Data to use ▸

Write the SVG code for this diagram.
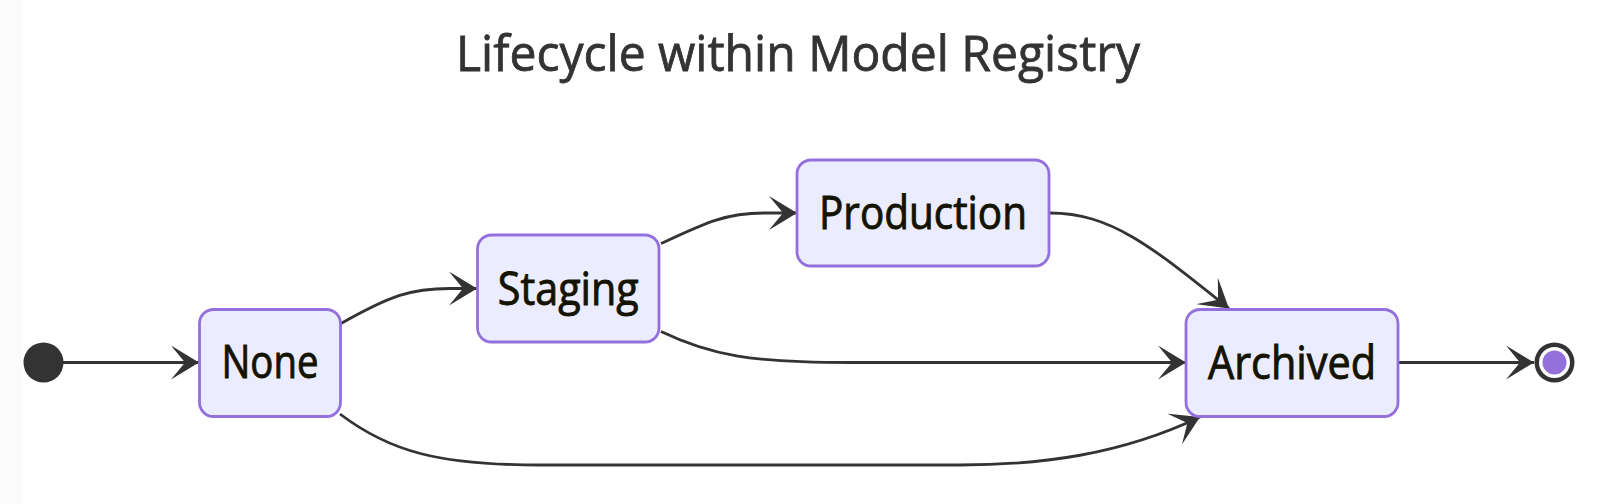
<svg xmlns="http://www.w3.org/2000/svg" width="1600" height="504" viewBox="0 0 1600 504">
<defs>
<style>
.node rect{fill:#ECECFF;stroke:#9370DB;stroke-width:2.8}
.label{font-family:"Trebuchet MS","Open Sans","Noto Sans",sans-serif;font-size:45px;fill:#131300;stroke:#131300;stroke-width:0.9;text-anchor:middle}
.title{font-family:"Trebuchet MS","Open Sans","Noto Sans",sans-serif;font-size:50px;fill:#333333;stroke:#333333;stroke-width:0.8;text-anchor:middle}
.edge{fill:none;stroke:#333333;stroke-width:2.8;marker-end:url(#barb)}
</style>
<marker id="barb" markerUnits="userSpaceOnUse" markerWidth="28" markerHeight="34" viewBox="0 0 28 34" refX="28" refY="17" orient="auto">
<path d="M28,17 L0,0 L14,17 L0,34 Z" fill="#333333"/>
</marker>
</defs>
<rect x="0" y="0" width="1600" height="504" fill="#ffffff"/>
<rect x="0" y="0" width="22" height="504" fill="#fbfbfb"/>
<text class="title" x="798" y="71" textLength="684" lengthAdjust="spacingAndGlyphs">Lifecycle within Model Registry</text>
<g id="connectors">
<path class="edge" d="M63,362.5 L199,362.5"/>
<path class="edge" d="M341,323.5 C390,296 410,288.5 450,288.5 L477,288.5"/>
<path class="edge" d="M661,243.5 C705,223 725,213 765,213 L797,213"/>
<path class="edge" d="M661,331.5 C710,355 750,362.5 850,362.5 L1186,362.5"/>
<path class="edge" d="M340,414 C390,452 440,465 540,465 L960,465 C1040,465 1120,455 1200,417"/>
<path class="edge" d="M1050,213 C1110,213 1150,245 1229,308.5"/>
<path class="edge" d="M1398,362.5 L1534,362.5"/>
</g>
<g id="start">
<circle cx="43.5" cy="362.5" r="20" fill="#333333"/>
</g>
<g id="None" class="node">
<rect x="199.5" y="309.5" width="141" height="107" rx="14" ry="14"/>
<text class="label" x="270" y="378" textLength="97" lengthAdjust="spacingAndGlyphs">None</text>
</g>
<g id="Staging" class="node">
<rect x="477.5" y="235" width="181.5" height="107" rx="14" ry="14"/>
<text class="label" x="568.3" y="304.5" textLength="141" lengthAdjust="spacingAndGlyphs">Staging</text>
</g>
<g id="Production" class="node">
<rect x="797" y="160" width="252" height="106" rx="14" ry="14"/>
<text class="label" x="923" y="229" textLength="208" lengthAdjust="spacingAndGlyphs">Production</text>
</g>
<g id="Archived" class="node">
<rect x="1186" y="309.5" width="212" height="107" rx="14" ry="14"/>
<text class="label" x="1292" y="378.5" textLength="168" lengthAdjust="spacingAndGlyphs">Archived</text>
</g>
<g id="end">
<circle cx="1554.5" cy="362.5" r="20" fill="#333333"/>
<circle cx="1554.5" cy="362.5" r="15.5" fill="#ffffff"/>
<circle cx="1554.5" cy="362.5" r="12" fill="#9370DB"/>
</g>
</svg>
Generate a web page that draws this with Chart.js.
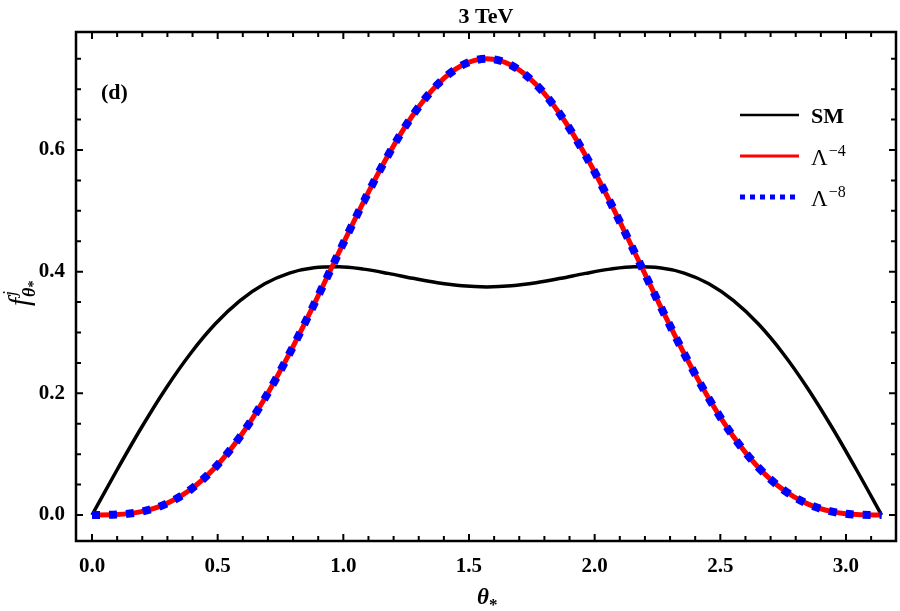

What to work on ▸ Copy the records above exactly, leaving out every picture.

In response ▸
Write the SVG code for this diagram.
<svg xmlns="http://www.w3.org/2000/svg" width="1600" height="504" viewBox="0 0 1600 504">
<defs>
<style>
.node rect{fill:#ECECFF;stroke:#9370DB;stroke-width:2.8}
.label{font-family:"Trebuchet MS","Open Sans","Noto Sans",sans-serif;font-size:45px;fill:#131300;stroke:#131300;stroke-width:0.9;text-anchor:middle}
.title{font-family:"Trebuchet MS","Open Sans","Noto Sans",sans-serif;font-size:50px;fill:#333333;stroke:#333333;stroke-width:0.8;text-anchor:middle}
.edge{fill:none;stroke:#333333;stroke-width:2.8;marker-end:url(#barb)}
</style>
<marker id="barb" markerUnits="userSpaceOnUse" markerWidth="28" markerHeight="34" viewBox="0 0 28 34" refX="28" refY="17" orient="auto">
<path d="M28,17 L0,0 L14,17 L0,34 Z" fill="#333333"/>
</marker>
</defs>
<rect x="0" y="0" width="1600" height="504" fill="#ffffff"/>
<rect x="0" y="0" width="22" height="504" fill="#fbfbfb"/>
<text class="title" x="798" y="71" textLength="684" lengthAdjust="spacingAndGlyphs">Lifecycle within Model Registry</text>
<g id="connectors">
<path class="edge" d="M63,362.5 L199,362.5"/>
<path class="edge" d="M341,323.5 C390,296 410,288.5 450,288.5 L477,288.5"/>
<path class="edge" d="M661,243.5 C705,223 725,213 765,213 L797,213"/>
<path class="edge" d="M661,331.5 C710,355 750,362.5 850,362.5 L1186,362.5"/>
<path class="edge" d="M340,414 C390,452 440,465 540,465 L960,465 C1040,465 1120,455 1200,417"/>
<path class="edge" d="M1050,213 C1110,213 1150,245 1229,308.5"/>
<path class="edge" d="M1398,362.5 L1534,362.5"/>
</g>
<g id="start">
<circle cx="43.5" cy="362.5" r="20" fill="#333333"/>
</g>
<g id="None" class="node">
<rect x="199.5" y="309.5" width="141" height="107" rx="14" ry="14"/>
<text class="label" x="270" y="378" textLength="97" lengthAdjust="spacingAndGlyphs">None</text>
</g>
<g id="Staging" class="node">
<rect x="477.5" y="235" width="181.5" height="107" rx="14" ry="14"/>
<text class="label" x="568.3" y="304.5" textLength="141" lengthAdjust="spacingAndGlyphs">Staging</text>
</g>
<g id="Production" class="node">
<rect x="797" y="160" width="252" height="106" rx="14" ry="14"/>
<text class="label" x="923" y="229" textLength="208" lengthAdjust="spacingAndGlyphs">Production</text>
</g>
<g id="Archived" class="node">
<rect x="1186" y="309.5" width="212" height="107" rx="14" ry="14"/>
<text class="label" x="1292" y="378.5" textLength="168" lengthAdjust="spacingAndGlyphs">Archived</text>
</g>
<g id="end">
<circle cx="1554.5" cy="362.5" r="20" fill="#333333"/>
<circle cx="1554.5" cy="362.5" r="15.5" fill="#ffffff"/>
<circle cx="1554.5" cy="362.5" r="12" fill="#9370DB"/>
</g>
</svg>
Generate a web page that draws this with Chart.js.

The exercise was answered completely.